**WHAT IS ASKED:**
Set down each line of the material that follows, exactly, with no pictures.

**SOURCE MATERIAL:**
....

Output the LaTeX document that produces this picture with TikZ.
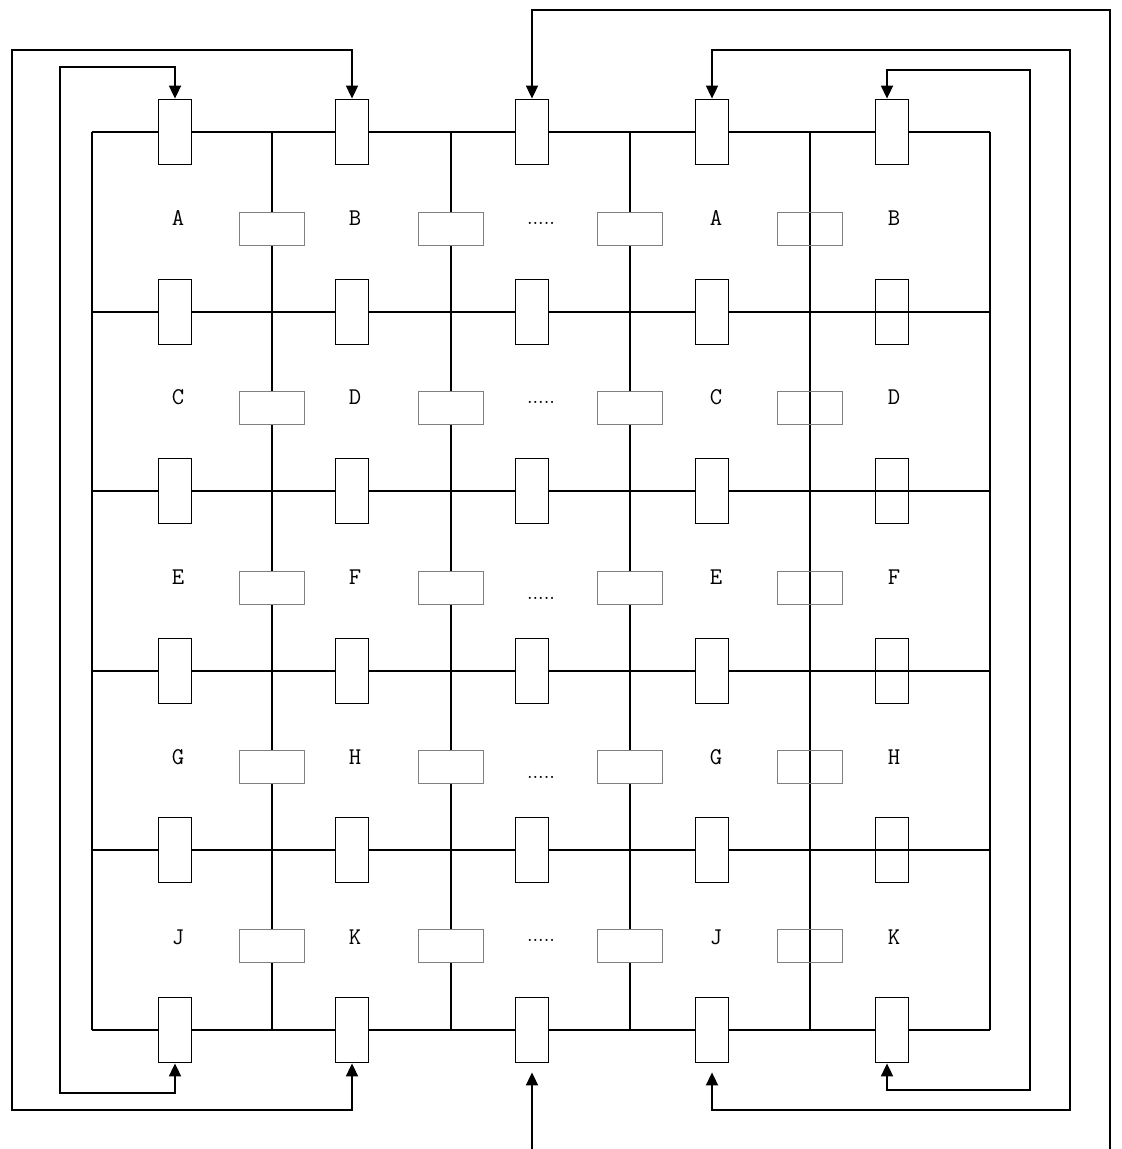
\documentclass[tikz,border=0pt]{standalone}
\usetikzlibrary{arrows.meta}
\begin{document}
\begin{tikzpicture}[x=0.5pt,y=-0.5pt,
    wire/.style={line width=0.9pt},
    vbox/.style={draw,line width=0.9pt,fill=white,minimum width=16.5pt,minimum height=32.5pt,inner sep=0pt},
    vboxopen/.style={vbox,fill=none},
    hbox/.style={draw=black!50,line width=0.9pt,fill=white,minimum width=32.5pt,minimum height=16.5pt,inner sep=0pt},
    hboxopen/.style={hbox,fill=none},
    cell/.style={font=\ttfamily\fontsize{12}{14}\selectfont,inner sep=0pt},
    dots/.style={font=\fontsize{10}{12}\selectfont,inner sep=0pt},
    feed/.style={line width=0.9pt,{Triangle[length=6.5pt,width=6pt]}-{Triangle[length=6.5pt,width=6pt]}},
    feedin/.style={line width=0.9pt,-{Triangle[length=6.5pt,width=6pt]}}]
  \useasboundingbox (0,0) rectangle (1122,1149);
  % grid
  \foreach \r/\y in {1/132,2/312,3/491,4/671,5/850,6/1030}
    \foreach \c/\x in {0/92,1/272,2/451,3/630,4/810,5/990}
      \coordinate (g-\r-\c) at (\x,\y);
  \foreach \r in {1,...,6}
    \draw[wire] (g-\r-0) -- (g-\r-5);
  \foreach \c in {0,...,5}
    \draw[wire] (g-1-\c) -- (g-6-\c);
  % boxes on the rows
  \foreach \r/\y in {1/132,2/312,3/491,4/671,5/850,6/1030}
    \foreach \c/\x in {1/175,2/352,3/532,4/712}
      \node[vbox] (vb-\r-\c) at (\x,\y) {};
  \foreach \r/\y in {1/132,6/1030}
    \node[vbox] (vb-\r-5) at (892,\y) {};
  \foreach \r/\y in {2/312,3/491,4/671,5/850}
    \node[vboxopen] (vb-\r-5) at (892,\y) {};
  % boxes on the columns
  \foreach \r/\y in {1/229,2/408,3/588,4/767,5/946}{
    \foreach \c/\x in {1/272,2/451,3/630}
      \node[hbox] (hb-\r-\c) at (\x,\y) {};
    \node[hboxopen] (hb-\r-4) at (810,\y) {};
  }
  % cell labels
  \foreach \r/\y/\p/\q/\d in {1/218/A/B/223,2/397/C/D/402,3/577/E/F/598,4/757/G/H/777,5/937/J/K/940}{
    \node[cell] (lab-\r-1) at (178,\y) {\p};
    \node[cell] (lab-\r-2) at (355,\y) {\q};
    \node[dots] (lab-\r-3) at (541,\d) {.....};
    \node[cell] (lab-\r-4) at (716,\y) {\p};
    \node[cell] (lab-\r-5) at (894,\y) {\q};
  }
  % feedback wires
  \coordinate (la-t) at (60,67);
  \coordinate (la-b) at (60,1093);
  \coordinate (lb-t) at (12,50);
  \coordinate (lb-b) at (12,1110);
  \coordinate (lc-s) at (532,1149);
  \coordinate (lc-e) at (1110,1149);
  \coordinate (lc-t) at (1110,10);
  \coordinate (ld-t) at (1070,50);
  \coordinate (ld-b) at (1070,1110);
  \coordinate (le-t) at (1030,70);
  \coordinate (le-b) at (1030,1090);
  \draw[feed] (vb-6-1.south) |- (la-b) -- (la-t) -| (vb-1-1.north);
  \draw[feed] (vb-6-2.south) |- (lb-b) -- (lb-t) -| (vb-1-2.north);
  \draw[feedin,shorten >=4.5pt] (lc-s) -- (vb-6-3.south);
  \draw[feedin] (lc-e) -- (lc-t) -| (vb-1-3.north);
  \draw[feed,shorten >=4.5pt] (vb-1-4.north) |- (ld-t) -- (ld-b) -| (vb-6-4.south);
  \draw[feed] ([xshift=-2.5pt]vb-1-5.north) |- (le-t) -- (le-b) -| ([xshift=-2.5pt]vb-6-5.south);
\end{tikzpicture}
\end{document}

....

**WRITTEN RESPONSE:**
Output the LaTeX document that produces this picture with TikZ.
\documentclass[tikz,border=0pt]{standalone}
\usetikzlibrary{arrows.meta}
\begin{document}
\begin{tikzpicture}[x=0.5pt,y=-0.5pt,
    wire/.style={line width=0.9pt},
    vbox/.style={draw,line width=0.9pt,fill=white,minimum width=16.5pt,minimum height=32.5pt,inner sep=0pt},
    vboxopen/.style={vbox,fill=none},
    hbox/.style={draw=black!50,line width=0.9pt,fill=white,minimum width=32.5pt,minimum height=16.5pt,inner sep=0pt},
    hboxopen/.style={hbox,fill=none},
    cell/.style={font=\ttfamily\fontsize{12}{14}\selectfont,inner sep=0pt},
    dots/.style={font=\fontsize{10}{12}\selectfont,inner sep=0pt},
    feed/.style={line width=0.9pt,{Triangle[length=6.5pt,width=6pt]}-{Triangle[length=6.5pt,width=6pt]}},
    feedin/.style={line width=0.9pt,-{Triangle[length=6.5pt,width=6pt]}}]
  \useasboundingbox (0,0) rectangle (1122,1149);
  % grid
  \foreach \r/\y in {1/132,2/312,3/491,4/671,5/850,6/1030}
    \foreach \c/\x in {0/92,1/272,2/451,3/630,4/810,5/990}
      \coordinate (g-\r-\c) at (\x,\y);
  \foreach \r in {1,...,6}
    \draw[wire] (g-\r-0) -- (g-\r-5);
  \foreach \c in {0,...,5}
    \draw[wire] (g-1-\c) -- (g-6-\c);
  % boxes on the rows
  \foreach \r/\y in {1/132,2/312,3/491,4/671,5/850,6/1030}
    \foreach \c/\x in {1/175,2/352,3/532,4/712}
      \node[vbox] (vb-\r-\c) at (\x,\y) {};
  \foreach \r/\y in {1/132,6/1030}
    \node[vbox] (vb-\r-5) at (892,\y) {};
  \foreach \r/\y in {2/312,3/491,4/671,5/850}
    \node[vboxopen] (vb-\r-5) at (892,\y) {};
  % boxes on the columns
  \foreach \r/\y in {1/229,2/408,3/588,4/767,5/946}{
    \foreach \c/\x in {1/272,2/451,3/630}
      \node[hbox] (hb-\r-\c) at (\x,\y) {};
    \node[hboxopen] (hb-\r-4) at (810,\y) {};
  }
  % cell labels
  \foreach \r/\y/\p/\q/\d in {1/218/A/B/223,2/397/C/D/402,3/577/E/F/598,4/757/G/H/777,5/937/J/K/940}{
    \node[cell] (lab-\r-1) at (178,\y) {\p};
    \node[cell] (lab-\r-2) at (355,\y) {\q};
    \node[dots] (lab-\r-3) at (541,\d) {.....};
    \node[cell] (lab-\r-4) at (716,\y) {\p};
    \node[cell] (lab-\r-5) at (894,\y) {\q};
  }
  % feedback wires
  \coordinate (la-t) at (60,67);
  \coordinate (la-b) at (60,1093);
  \coordinate (lb-t) at (12,50);
  \coordinate (lb-b) at (12,1110);
  \coordinate (lc-s) at (532,1149);
  \coordinate (lc-e) at (1110,1149);
  \coordinate (lc-t) at (1110,10);
  \coordinate (ld-t) at (1070,50);
  \coordinate (ld-b) at (1070,1110);
  \coordinate (le-t) at (1030,70);
  \coordinate (le-b) at (1030,1090);
  \draw[feed] (vb-6-1.south) |- (la-b) -- (la-t) -| (vb-1-1.north);
  \draw[feed] (vb-6-2.south) |- (lb-b) -- (lb-t) -| (vb-1-2.north);
  \draw[feedin,shorten >=4.5pt] (lc-s) -- (vb-6-3.south);
  \draw[feedin] (lc-e) -- (lc-t) -| (vb-1-3.north);
  \draw[feed,shorten >=4.5pt] (vb-1-4.north) |- (ld-t) -- (ld-b) -| (vb-6-4.south);
  \draw[feed] ([xshift=-2.5pt]vb-1-5.north) |- (le-t) -- (le-b) -| ([xshift=-2.5pt]vb-6-5.south);
\end{tikzpicture}
\end{document}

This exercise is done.